Рабство дяди Вани, Сони, Елены Андреевны, да и всех – перед вампироподобным Серебряковым в чеховском «Дяде Ване». Мучительно-горькая мелодия этого спектакля – хор рабов из оперы Верди.
В театральной повести «Квадрат» – рабство человека, сосланного в лагерь. Перед тем, кто подозрительно просвечивает его душу алым лучом таинственного рентгена, и перед лагерным надзирателем, и перед сторожевыми столбами, которые пронзительно сигналят, едва их коснется заключенный.
Манкурты в спектакле по книге Чингиза Айтматова – рабы своих властителей. Беспамятные, они прежде всего забыли свою свободу.
Не это ли главная боль всех времен? Рабство человека перед человеком.
Произведения Някрошюса разворачиваются перед нами с колдовской постепенностью, словно «Болеро» Равеля. Затягивают нас в свою воронку поначалу замедленно, затем все стремительней, все исступленней.
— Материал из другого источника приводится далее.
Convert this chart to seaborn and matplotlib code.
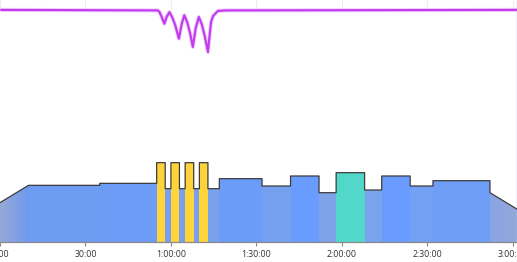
import numpy as np
import pandas as pd
import matplotlib
matplotlib.use("Agg")
import matplotlib.pyplot as plt
from matplotlib.colors import LinearSegmentedColormap
from matplotlib.patches import Polygon
import seaborn as sns

# ---- workout profile (minutes, % FTP) ----
seg_start = [0, 10, 35, 55, 58, 60, 63, 65, 68, 70, 73, 77, 92, 102, 112, 118, 128, 134, 144, 152, 172]
seg_end   = [10, 35, 55, 58, 60, 63, 65, 68, 70, 73, 77, 92, 102, 112, 118, 128, 134, 144, 152, 172, 182]
seg_from  = [59, 85, 88, 119, 80, 119, 80, 119, 80, 119, 80, 95, 84, 99, 74, 104, 78, 99, 84, 92, 74]
seg_to    = [85, 85, 88, 119, 80, 119, 80, 119, 80, 119, 80, 95, 84, 99, 74, 104, 78, 99, 84, 92, 48]
seg_color = ["ramp", "#6d9cf3", "#6c9cf5", "#ffd43b", "#78a0ee", "#ffd43b", "#78a0ee",
             "#ffd43b", "#78a0ee", "#ffd43b", "#7aa2ec", "#6b9cf8", "#75a1f0", "#6a9bff",
             "#7ea3e8", "#52d8cb", "#7ba3ec", "#6a9bff", "#72a0f2", "#6e9ef5", "ramp"]

# ---- second series (magenta line, %) ----
line_t = [0.4, 55.4, 56.0, 56.7, 57.7, 58.5, 59.5, 60.4, 61.5, 62.8, 63.8, 64.7, 65.7, 66.7,
          67.7, 68.7, 69.8, 70.8, 71.8, 73.0, 73.6, 74.1, 74.8, 76.5, 79.4, 181.8]
line_v = [95.9, 95.7, 95.0, 93.2, 90.2, 93.0, 95.0, 93.0, 89.7, 84.0, 90.1, 93.7, 90.9, 86.4,
          80.6, 88.4, 93.0, 90.1, 85.5, 78.5, 85.5, 90.9, 93.4, 95.5, 95.7, 95.9]

tick_minutes = [0, 30, 60, 90, 120, 150, 180]
tick_labels = ["0:00", "30:00", "1:00:00", "1:30:00", "2:00:00", "2:30:00", "3:00:00"]

sns.set_theme(style="white")
plt.rcParams["font.family"] = ["Open Sans", "DejaVu Sans"]

fig = plt.figure(figsize=(5.17, 2.62), dpi=100)
ax = fig.add_axes([0, 20 / 262, 1, 242 / 262])
YMAX = 363
ax.set_xlim(0.4, 181.5)
ax.set_ylim(0, YMAX)

# flat blocks
flat = [i for i in range(len(seg_start)) if seg_color[i] != "ramp"]
ax.bar([seg_start[i] for i in flat], [seg_from[i] for i in flat],
       width=[seg_end[i] - seg_start[i] for i in flat], align="edge",
       color=[seg_color[i] for i in flat], linewidth=0, zorder=2)

# ramps with gradient fill
ramp_cols = {0: ("#97aad6", "#7099ee"), len(seg_start) - 1: ("#88a4e4", "#95aada")}
for i, (c0, c1) in ramp_cols.items():
    x0, x1 = seg_start[i], seg_end[i]
    poly = Polygon([(x0, 0), (x0, seg_from[i]), (x1, seg_to[i]), (x1, 0)],
                   closed=True, facecolor="none", edgecolor="none")
    ax.add_patch(poly)
    cmap = LinearSegmentedColormap.from_list("g", [c0, c1])
    im = ax.imshow(np.linspace(0, 1, 64)[None, :], cmap=cmap, aspect="auto",
                   extent=(x0, x1, 0, max(seg_from[i], seg_to[i])), zorder=2)
    im.set_clip_path(poly)

# outline
ot, ov = [], []
for s, e, a, b in zip(seg_start, seg_end, seg_from, seg_to):
    ot += [s, e]
    ov += [a, b]
outline = pd.DataFrame({"t": ot, "v": ov})
sns.lineplot(data=outline, x="t", y="v", ax=ax, sort=False, estimator=None,
             color="#3c3c3c", linewidth=0.9, zorder=4)

ax.axvline(181.4, color="#a9bdf0", linewidth=1.0, zorder=3)

# magenta series on twin axis
ax2 = ax.twinx()
ax2.set_ylim(0, 100)
ax2.set_position(ax.get_position())
mdf = pd.DataFrame({"t": line_t, "v": line_v})
sns.lineplot(data=mdf, x="t", y="v", ax=ax2, sort=False, estimator=None,
             color="#e9a6f7", linewidth=3.0, alpha=0.5, zorder=5)
sns.lineplot(data=mdf, x="t", y="v", ax=ax2, sort=False, estimator=None,
             color="#c23cf0", linewidth=1.6, zorder=6)
ax2.set_xlim(0.4, 181.5)
ax2.axis("off")

ax.set_xticks(tick_minutes)
ax.set_xticklabels(tick_labels)
ax.set_yticks([])
ax.set_xlabel("")
ax.set_ylabel("")
ax.tick_params(axis="x", bottom=True, top=False, length=3, width=0.8, color="#888888",
               labelsize=6.3, labelcolor="#333333", pad=3)
for t in tick_minutes:
    ax.plot([t, t], [YMAX - 13, YMAX], color="#eeeeee", linewidth=0.8, zorder=1)
for side in ["top", "left", "right"]:
    ax.spines[side].set_visible(False)
ax.spines["bottom"].set_color("#8a8a8a")
ax.spines["bottom"].set_linewidth(0.9)

fig.savefig("out.png", dpi=100)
И вот, оказывается, это уже трагедия – то, что в театре всегда объединяло людей общим состраданием.
Однако это трагическое время от времени пересекается потешным гротеском, непредсказуемой игрой искусства. Но вот – уже иное: грусть, утешающая грусть вступает в свои права.
Мы разучились преклоняться перед сегодняшними художниками. Някрошюс воскресил в нас это чувство. И у актеров знаменитых российских театров, и у простых женщин Литвы, которые говорят: «Мы в этот театр ходим, как в храм. Только не мы перед ними исповедуемся, а они перед нами».
Слова. К которым всегда был небрежен. Не в словах, мол, дело… Деревья, пленумы, колхозники, вороны существовали отдельно, а слова, которыми все это можно было обрисовать, – отдельно.